Our Dual Approach to Addressing Needs

Direct Services – Systems Change

Each part of BOTR’s work – local Oakland youth programming and capacity building work impacting boys and young men Bay Area wide and beyond – strengthens the other. We share our models with other organizations to maximize impact and ensure schools, nonprofits and public agencies can maximally support males development. We infuse all we learn through these partnerships back into curricula we use for youth BOTR directly serves.

Setting the Context To Maximize Change

BOTR uses “lenses” of gender, culture, class, environment, and systems to critically examine challenges facing low-income urban male youth of color, and to identify, implement and advocate for strategies needed to eliminate these obstacles. By helping youth, adult allies and organizations to think critically, we facilitate change on individual, organizational and institutional levels.

Primary Prevention – We Start Young

BOTR starts young with boys in elementary school to prevent involvement in gangs, drugs, and other unhealthy behaviors. We recognize male youth of color face numerous obstacles to success – disproportionately affected by poverty, exposure to violence, special education referral, foster care placement, school discipline and incarceration. To keep males of color “alive and free” as Dr. Joe Marshall says, we begin at an early age.

Pipeline to Success & Social Responsibility

BOTR places male youth firmly along a path to personal, academic and professional success. Through service and action projects, boys are socialized as helpers and change makers. From older elementary school through college, BOTR facilitates a pipeline to middle class jobs within health, human service and other community benefit careers where males are greatly under-represented yet vitally needed.

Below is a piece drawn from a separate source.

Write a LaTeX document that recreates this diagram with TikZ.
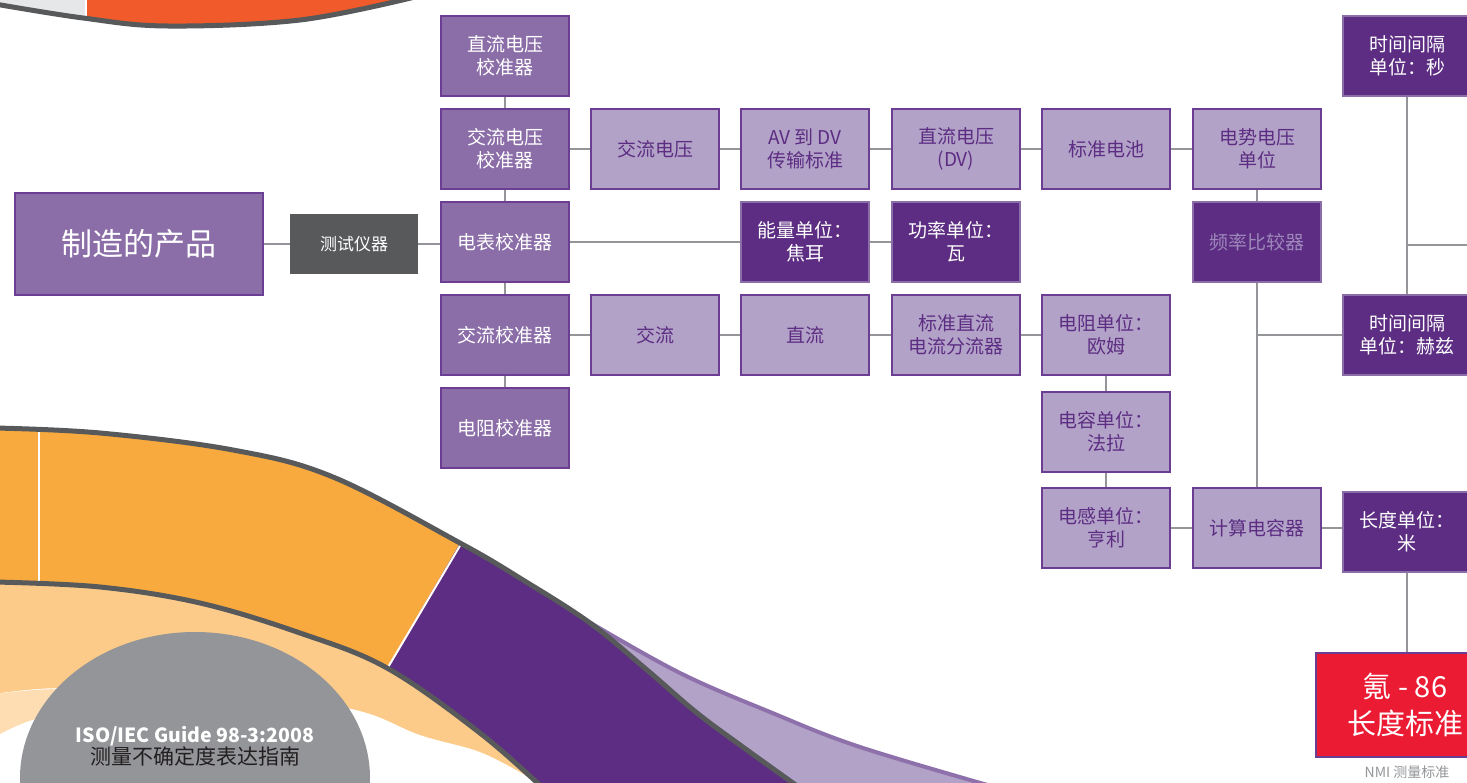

Cascading Mentoring & Manhood Training

BOTR youth all have older males to learn from and younger ones to support – from elementary school aged participant to middle school peer leader, high school and college aged mentor/intern, to adult staff, board and volunteers. Day by day, month by month, year by year, boys learn to embody what it means to be a responsible, peaceful, caring, and productive man – accountable to themselves, their brothers and sisters, their families and their communities.